— REQUIREMENTS —
Word for word, quote all of the material, omitting the pictures.

— PROVIDED DATA —
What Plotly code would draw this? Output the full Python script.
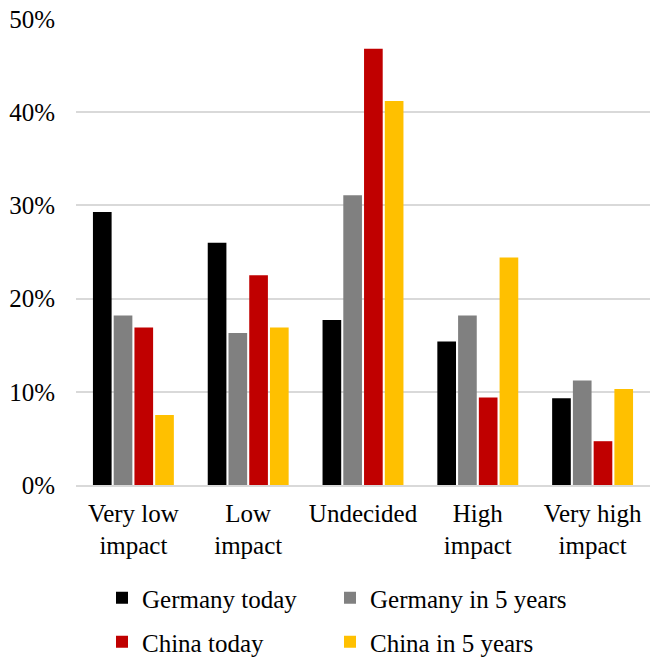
import plotly.graph_objects as go

# Survey answers: perceived impact, share of respondents
categories = ["Very low<br>impact", "Low<br>impact", "Undecided", "High<br>impact", "Very high<br>impact"]
germany_today = [29.3, 26.0, 17.7, 15.4, 9.3]
germany_5y = [18.2, 16.3, 31.1, 18.2, 11.2]
china_today = [16.9, 22.5, 46.8, 9.4, 4.7]
china_5y = [7.5, 16.9, 41.2, 24.4, 10.3]

y_ticks = [0, 10, 20, 30, 40, 50]
y_tick_labels = ["0%", "10%", "20%", "30%", "40%", "50%"]

# name, values, colour, legend row, legend entry width (px)
series = [
    ("Germany today", germany_today, "#000000", "legend", 183),
    ("Germany in 5 years", germany_5y, "#808080", "legend", 220),
    ("China today", china_today, "#c00000", "legend2", 183),
    ("China in 5 years", china_5y, "#ffc000", "legend2", 220),
]

FONT = "Liberation Serif"
W, H = 650, 657

fig = go.Figure()
for name, vals, color, leg, lw in series:
    fig.add_trace(go.Bar(
        x=categories, y=vals, name=name,
        marker=dict(color=color, line=dict(width=0)),
        legend=leg, legendwidth=lw,
    ))

legend_common = dict(
    orientation="h",
    xref="container", yref="container",
    xanchor="left", yanchor="middle",
    font=dict(family=FONT, size=25, color="#000000"),
    bgcolor="rgba(0,0,0,0)",
)

fig.update_layout(
    width=W, height=H,
    margin=dict(l=76, r=0, t=19, b=172),
    paper_bgcolor="white", plot_bgcolor="white",
    barmode="group", bargap=0.277, bargroupgap=0.1,
    font=dict(family=FONT, size=25, color="#000000"),
    showlegend=True,
    legend=dict(x=102 / W, y=1 - 598 / H, **legend_common),
    legend2=dict(x=102 / W, y=1 - 642 / H, **legend_common),
    xaxis=dict(
        showgrid=False, showline=True, linecolor="#d9d9d9", linewidth=1.5,
        ticks="", ticklabelstandoff=5,
        tickfont=dict(family=FONT, size=25, color="#000000"),
        fixedrange=True,
    ),
    yaxis=dict(
        range=[0, 50], tickvals=y_ticks, ticktext=y_tick_labels,
        showgrid=True, gridcolor="#d9d9d9", gridwidth=1.5,
        zeroline=False, showline=False, ticks="",
        ticklabelstandoff=20,
        tickfont=dict(family=FONT, size=25, color="#000000"),
        fixedrange=True,
    ),
)

fig.write_html("out.html")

— THE RESULT —
What Plotly code would draw this? Output the full Python script.
import plotly.graph_objects as go

# Survey answers: perceived impact, share of respondents
categories = ["Very low<br>impact", "Low<br>impact", "Undecided", "High<br>impact", "Very high<br>impact"]
germany_today = [29.3, 26.0, 17.7, 15.4, 9.3]
germany_5y = [18.2, 16.3, 31.1, 18.2, 11.2]
china_today = [16.9, 22.5, 46.8, 9.4, 4.7]
china_5y = [7.5, 16.9, 41.2, 24.4, 10.3]

y_ticks = [0, 10, 20, 30, 40, 50]
y_tick_labels = ["0%", "10%", "20%", "30%", "40%", "50%"]

# name, values, colour, legend row, legend entry width (px)
series = [
    ("Germany today", germany_today, "#000000", "legend", 183),
    ("Germany in 5 years", germany_5y, "#808080", "legend", 220),
    ("China today", china_today, "#c00000", "legend2", 183),
    ("China in 5 years", china_5y, "#ffc000", "legend2", 220),
]

FONT = "Liberation Serif"
W, H = 650, 657

fig = go.Figure()
for name, vals, color, leg, lw in series:
    fig.add_trace(go.Bar(
        x=categories, y=vals, name=name,
        marker=dict(color=color, line=dict(width=0)),
        legend=leg, legendwidth=lw,
    ))

legend_common = dict(
    orientation="h",
    xref="container", yref="container",
    xanchor="left", yanchor="middle",
    font=dict(family=FONT, size=25, color="#000000"),
    bgcolor="rgba(0,0,0,0)",
)

fig.update_layout(
    width=W, height=H,
    margin=dict(l=76, r=0, t=19, b=172),
    paper_bgcolor="white", plot_bgcolor="white",
    barmode="group", bargap=0.277, bargroupgap=0.1,
    font=dict(family=FONT, size=25, color="#000000"),
    showlegend=True,
    legend=dict(x=102 / W, y=1 - 598 / H, **legend_common),
    legend2=dict(x=102 / W, y=1 - 642 / H, **legend_common),
    xaxis=dict(
        showgrid=False, showline=True, linecolor="#d9d9d9", linewidth=1.5,
        ticks="", ticklabelstandoff=5,
        tickfont=dict(family=FONT, size=25, color="#000000"),
        fixedrange=True,
    ),
    yaxis=dict(
        range=[0, 50], tickvals=y_ticks, ticktext=y_tick_labels,
        showgrid=True, gridcolor="#d9d9d9", gridwidth=1.5,
        zeroline=False, showline=False, ticks="",
        ticklabelstandoff=20,
        tickfont=dict(family=FONT, size=25, color="#000000"),
        fixedrange=True,
    ),
)

fig.write_html("out.html")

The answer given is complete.